Radio Tarifa

Cruzando el rio

BY Chris WodskouPublished Jul 1, 2001

Radio Tarifa have up until this point in their career figuratively stood astride the Straits of Gibraltar; that narrow channel that separates Europe from Africa - two continents a world apart, as the story usually goes, but whose histories are deeply entwined, dating back millennia before colonial times. With their first two albums, Rumba Argelina and Temporal, Radio Tarifa made fascinating and often entrancing explorations of the Moorish influence on the music of the Andalusian and Castilian regions of southern Spain in medieval times. With Cruzando el rio, the three-piece, led by the flamenco-hued, gritty vocals of Benjamin Escoriza, have both updated and broadened their sound, incorporating electric guitar into the medieval-inspired melodies and antique wind instruments while tackling a more expansive sweep.
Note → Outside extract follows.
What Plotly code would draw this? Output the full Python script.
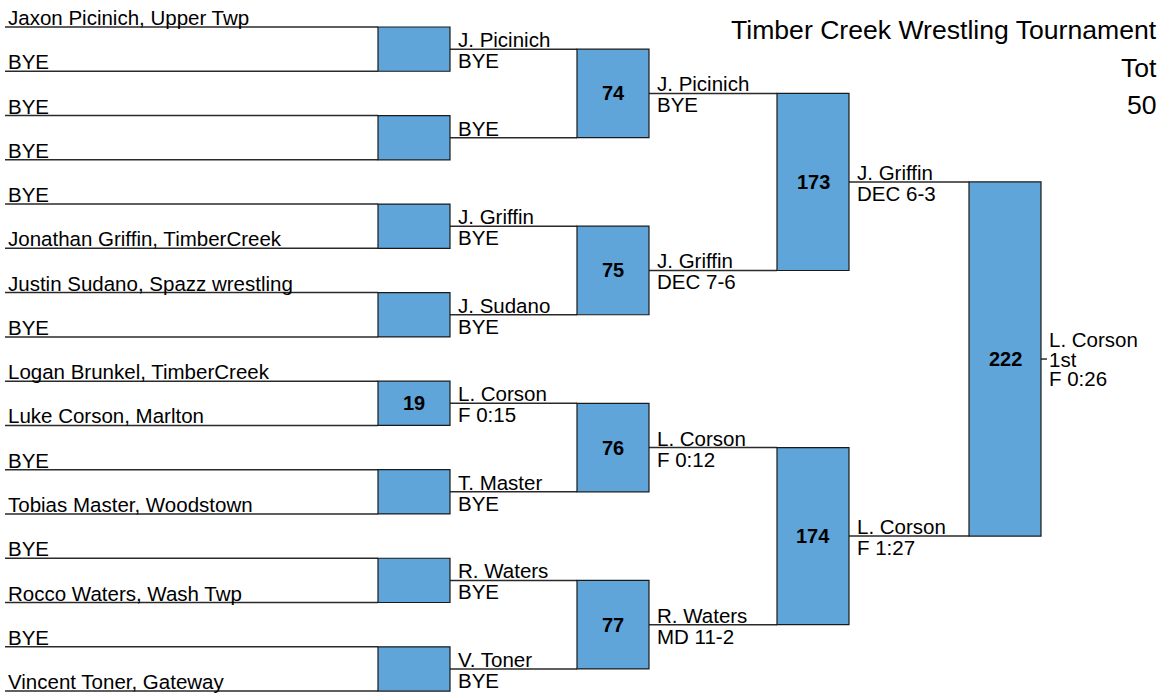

More than straddling Gibraltar, they're now wandering ancient trade routes, taking in sounds from Japan, Egypt and Renaissance France, as well as a kind of pan-Mediterranean folk. Of course, from the perspective of the dilettante reviewer with no firm grounding in ancient musicology, it's hard to know what's authentic and what's merely a well done pastiche, but Radio Tarifa at least give you the gut feeling that they've done their homework diligently and, more importantly, found the abiding relevance of ancient strains of music freighted with transcontinental history.